* begin Supplied material *

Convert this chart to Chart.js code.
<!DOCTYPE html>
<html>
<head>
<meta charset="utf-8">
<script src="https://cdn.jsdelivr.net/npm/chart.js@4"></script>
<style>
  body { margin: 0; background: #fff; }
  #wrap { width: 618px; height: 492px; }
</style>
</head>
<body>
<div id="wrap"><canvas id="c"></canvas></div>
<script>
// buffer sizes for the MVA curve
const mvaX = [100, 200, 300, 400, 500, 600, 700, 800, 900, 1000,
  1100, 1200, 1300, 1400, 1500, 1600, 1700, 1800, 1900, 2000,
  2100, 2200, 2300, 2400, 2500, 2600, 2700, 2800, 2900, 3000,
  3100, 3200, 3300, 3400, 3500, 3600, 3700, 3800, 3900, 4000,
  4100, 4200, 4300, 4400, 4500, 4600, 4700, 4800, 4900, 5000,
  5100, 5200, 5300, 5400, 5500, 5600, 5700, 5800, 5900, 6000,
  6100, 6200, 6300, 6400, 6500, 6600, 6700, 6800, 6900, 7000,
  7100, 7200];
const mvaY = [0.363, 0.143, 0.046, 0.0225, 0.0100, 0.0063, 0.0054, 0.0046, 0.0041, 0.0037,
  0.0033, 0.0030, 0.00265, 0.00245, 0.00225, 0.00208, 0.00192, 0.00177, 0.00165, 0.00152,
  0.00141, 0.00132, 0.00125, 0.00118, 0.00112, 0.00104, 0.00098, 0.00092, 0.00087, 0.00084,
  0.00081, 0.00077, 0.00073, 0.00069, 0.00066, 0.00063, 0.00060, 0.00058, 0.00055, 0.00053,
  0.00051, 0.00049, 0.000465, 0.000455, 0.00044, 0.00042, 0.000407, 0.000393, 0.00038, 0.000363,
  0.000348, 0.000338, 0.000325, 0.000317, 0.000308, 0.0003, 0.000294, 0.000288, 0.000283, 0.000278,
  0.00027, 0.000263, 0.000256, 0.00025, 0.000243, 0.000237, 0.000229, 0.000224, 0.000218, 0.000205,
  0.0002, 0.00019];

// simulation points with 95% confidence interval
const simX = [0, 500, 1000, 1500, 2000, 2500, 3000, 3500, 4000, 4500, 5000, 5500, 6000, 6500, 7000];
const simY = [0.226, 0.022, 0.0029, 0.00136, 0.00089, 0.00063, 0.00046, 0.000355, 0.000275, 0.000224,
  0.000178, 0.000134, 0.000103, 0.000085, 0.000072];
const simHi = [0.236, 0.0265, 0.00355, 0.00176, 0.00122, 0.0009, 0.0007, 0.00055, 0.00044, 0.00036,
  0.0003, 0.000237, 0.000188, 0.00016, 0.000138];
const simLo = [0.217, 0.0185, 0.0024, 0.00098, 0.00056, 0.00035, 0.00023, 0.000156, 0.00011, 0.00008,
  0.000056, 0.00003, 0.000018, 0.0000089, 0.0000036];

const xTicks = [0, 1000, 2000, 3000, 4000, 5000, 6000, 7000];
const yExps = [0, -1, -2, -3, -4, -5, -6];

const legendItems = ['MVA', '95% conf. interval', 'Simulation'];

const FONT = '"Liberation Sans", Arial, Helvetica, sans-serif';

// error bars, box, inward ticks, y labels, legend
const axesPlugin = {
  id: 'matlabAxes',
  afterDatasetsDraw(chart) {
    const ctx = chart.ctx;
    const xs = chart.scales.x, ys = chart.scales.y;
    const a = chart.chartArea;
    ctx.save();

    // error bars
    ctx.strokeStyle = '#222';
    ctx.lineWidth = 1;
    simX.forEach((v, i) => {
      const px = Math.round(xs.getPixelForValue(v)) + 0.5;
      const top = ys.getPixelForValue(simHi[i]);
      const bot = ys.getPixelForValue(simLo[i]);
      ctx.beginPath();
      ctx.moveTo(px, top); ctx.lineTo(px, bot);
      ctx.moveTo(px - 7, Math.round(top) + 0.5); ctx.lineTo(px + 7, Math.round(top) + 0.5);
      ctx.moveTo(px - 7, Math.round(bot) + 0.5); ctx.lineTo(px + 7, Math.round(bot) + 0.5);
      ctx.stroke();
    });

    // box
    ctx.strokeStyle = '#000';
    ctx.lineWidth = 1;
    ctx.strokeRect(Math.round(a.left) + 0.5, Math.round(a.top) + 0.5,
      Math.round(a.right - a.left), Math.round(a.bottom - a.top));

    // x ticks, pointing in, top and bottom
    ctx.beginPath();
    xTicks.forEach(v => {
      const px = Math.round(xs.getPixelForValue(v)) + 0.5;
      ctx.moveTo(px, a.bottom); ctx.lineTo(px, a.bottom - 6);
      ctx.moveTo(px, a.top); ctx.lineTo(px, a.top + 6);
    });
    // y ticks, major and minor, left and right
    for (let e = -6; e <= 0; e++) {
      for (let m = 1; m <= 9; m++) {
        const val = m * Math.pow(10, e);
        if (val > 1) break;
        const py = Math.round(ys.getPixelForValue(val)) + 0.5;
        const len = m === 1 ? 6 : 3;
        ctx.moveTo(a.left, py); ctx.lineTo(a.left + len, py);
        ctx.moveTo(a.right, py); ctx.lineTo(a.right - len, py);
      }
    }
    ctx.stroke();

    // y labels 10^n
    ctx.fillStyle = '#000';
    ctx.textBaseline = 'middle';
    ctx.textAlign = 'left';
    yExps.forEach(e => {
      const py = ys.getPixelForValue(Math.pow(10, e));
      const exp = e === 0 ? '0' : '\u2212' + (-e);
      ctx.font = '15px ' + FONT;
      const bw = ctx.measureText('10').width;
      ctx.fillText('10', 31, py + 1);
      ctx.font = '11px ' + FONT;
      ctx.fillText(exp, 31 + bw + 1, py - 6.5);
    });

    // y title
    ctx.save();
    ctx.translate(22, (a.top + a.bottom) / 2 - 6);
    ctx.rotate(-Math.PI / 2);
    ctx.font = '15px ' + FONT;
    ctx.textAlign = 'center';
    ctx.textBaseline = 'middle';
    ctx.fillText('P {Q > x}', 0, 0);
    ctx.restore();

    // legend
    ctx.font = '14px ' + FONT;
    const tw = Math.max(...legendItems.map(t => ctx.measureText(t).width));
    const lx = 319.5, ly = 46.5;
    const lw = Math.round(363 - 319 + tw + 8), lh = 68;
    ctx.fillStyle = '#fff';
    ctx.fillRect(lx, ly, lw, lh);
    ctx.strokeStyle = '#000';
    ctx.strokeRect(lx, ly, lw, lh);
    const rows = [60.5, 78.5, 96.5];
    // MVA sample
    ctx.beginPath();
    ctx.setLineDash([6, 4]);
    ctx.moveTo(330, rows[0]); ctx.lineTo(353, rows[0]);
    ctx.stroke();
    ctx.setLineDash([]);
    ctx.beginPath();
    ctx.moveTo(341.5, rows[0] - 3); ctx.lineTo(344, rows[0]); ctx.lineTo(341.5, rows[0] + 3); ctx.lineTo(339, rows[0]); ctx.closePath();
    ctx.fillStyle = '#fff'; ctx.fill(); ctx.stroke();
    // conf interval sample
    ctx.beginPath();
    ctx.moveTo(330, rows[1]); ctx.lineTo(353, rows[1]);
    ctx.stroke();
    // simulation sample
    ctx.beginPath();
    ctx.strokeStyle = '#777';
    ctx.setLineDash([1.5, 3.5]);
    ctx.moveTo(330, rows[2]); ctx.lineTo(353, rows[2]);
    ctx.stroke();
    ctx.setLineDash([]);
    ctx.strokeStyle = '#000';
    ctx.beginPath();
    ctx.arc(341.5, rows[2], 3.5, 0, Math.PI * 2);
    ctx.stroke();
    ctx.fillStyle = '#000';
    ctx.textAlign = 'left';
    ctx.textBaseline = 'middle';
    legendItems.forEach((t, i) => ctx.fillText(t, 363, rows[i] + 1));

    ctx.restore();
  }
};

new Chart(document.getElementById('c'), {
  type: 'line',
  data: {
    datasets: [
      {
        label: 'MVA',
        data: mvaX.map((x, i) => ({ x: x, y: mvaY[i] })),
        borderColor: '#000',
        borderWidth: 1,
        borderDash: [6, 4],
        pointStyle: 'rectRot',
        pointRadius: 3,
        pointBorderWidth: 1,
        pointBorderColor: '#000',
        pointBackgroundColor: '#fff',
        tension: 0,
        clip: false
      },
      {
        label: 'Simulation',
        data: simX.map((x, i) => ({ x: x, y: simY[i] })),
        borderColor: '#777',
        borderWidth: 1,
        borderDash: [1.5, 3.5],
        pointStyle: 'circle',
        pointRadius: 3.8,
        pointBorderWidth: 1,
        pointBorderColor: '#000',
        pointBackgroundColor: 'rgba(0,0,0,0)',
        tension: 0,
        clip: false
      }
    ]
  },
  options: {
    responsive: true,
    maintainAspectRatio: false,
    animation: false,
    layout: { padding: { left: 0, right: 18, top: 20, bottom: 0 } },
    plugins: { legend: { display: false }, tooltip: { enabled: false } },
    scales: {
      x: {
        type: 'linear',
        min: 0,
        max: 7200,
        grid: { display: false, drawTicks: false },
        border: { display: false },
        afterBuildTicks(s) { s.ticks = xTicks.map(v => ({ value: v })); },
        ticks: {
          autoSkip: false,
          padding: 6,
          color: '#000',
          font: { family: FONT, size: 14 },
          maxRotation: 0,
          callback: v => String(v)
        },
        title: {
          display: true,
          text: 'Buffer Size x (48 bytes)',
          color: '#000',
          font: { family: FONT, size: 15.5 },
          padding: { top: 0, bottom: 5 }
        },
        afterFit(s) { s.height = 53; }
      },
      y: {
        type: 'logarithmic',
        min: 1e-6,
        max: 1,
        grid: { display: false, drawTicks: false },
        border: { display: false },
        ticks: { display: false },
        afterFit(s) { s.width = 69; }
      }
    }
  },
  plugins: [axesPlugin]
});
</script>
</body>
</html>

* end Supplied material *

Problem to solve:
Print the listing above from its first line through the line with "0.0002, 0.00019];", and stop there.

Task output:
Convert this chart to Chart.js code.
<!DOCTYPE html>
<html>
<head>
<meta charset="utf-8">
<script src="https://cdn.jsdelivr.net/npm/chart.js@4"></script>
<style>
  body { margin: 0; background: #fff; }
  #wrap { width: 618px; height: 492px; }
</style>
</head>
<body>
<div id="wrap"><canvas id="c"></canvas></div>
<script>
// buffer sizes for the MVA curve
const mvaX = [100, 200, 300, 400, 500, 600, 700, 800, 900, 1000,
  1100, 1200, 1300, 1400, 1500, 1600, 1700, 1800, 1900, 2000,
  2100, 2200, 2300, 2400, 2500, 2600, 2700, 2800, 2900, 3000,
  3100, 3200, 3300, 3400, 3500, 3600, 3700, 3800, 3900, 4000,
  4100, 4200, 4300, 4400, 4500, 4600, 4700, 4800, 4900, 5000,
  5100, 5200, 5300, 5400, 5500, 5600, 5700, 5800, 5900, 6000,
  6100, 6200, 6300, 6400, 6500, 6600, 6700, 6800, 6900, 7000,
  7100, 7200];
const mvaY = [0.363, 0.143, 0.046, 0.0225, 0.0100, 0.0063, 0.0054, 0.0046, 0.0041, 0.0037,
  0.0033, 0.0030, 0.00265, 0.00245, 0.00225, 0.00208, 0.00192, 0.00177, 0.00165, 0.00152,
  0.00141, 0.00132, 0.00125, 0.00118, 0.00112, 0.00104, 0.00098, 0.00092, 0.00087, 0.00084,
  0.00081, 0.00077, 0.00073, 0.00069, 0.00066, 0.00063, 0.00060, 0.00058, 0.00055, 0.00053,
  0.00051, 0.00049, 0.000465, 0.000455, 0.00044, 0.00042, 0.000407, 0.000393, 0.00038, 0.000363,
  0.000348, 0.000338, 0.000325, 0.000317, 0.000308, 0.0003, 0.000294, 0.000288, 0.000283, 0.000278,
  0.00027, 0.000263, 0.000256, 0.00025, 0.000243, 0.000237, 0.000229, 0.000224, 0.000218, 0.000205,
  0.0002, 0.00019];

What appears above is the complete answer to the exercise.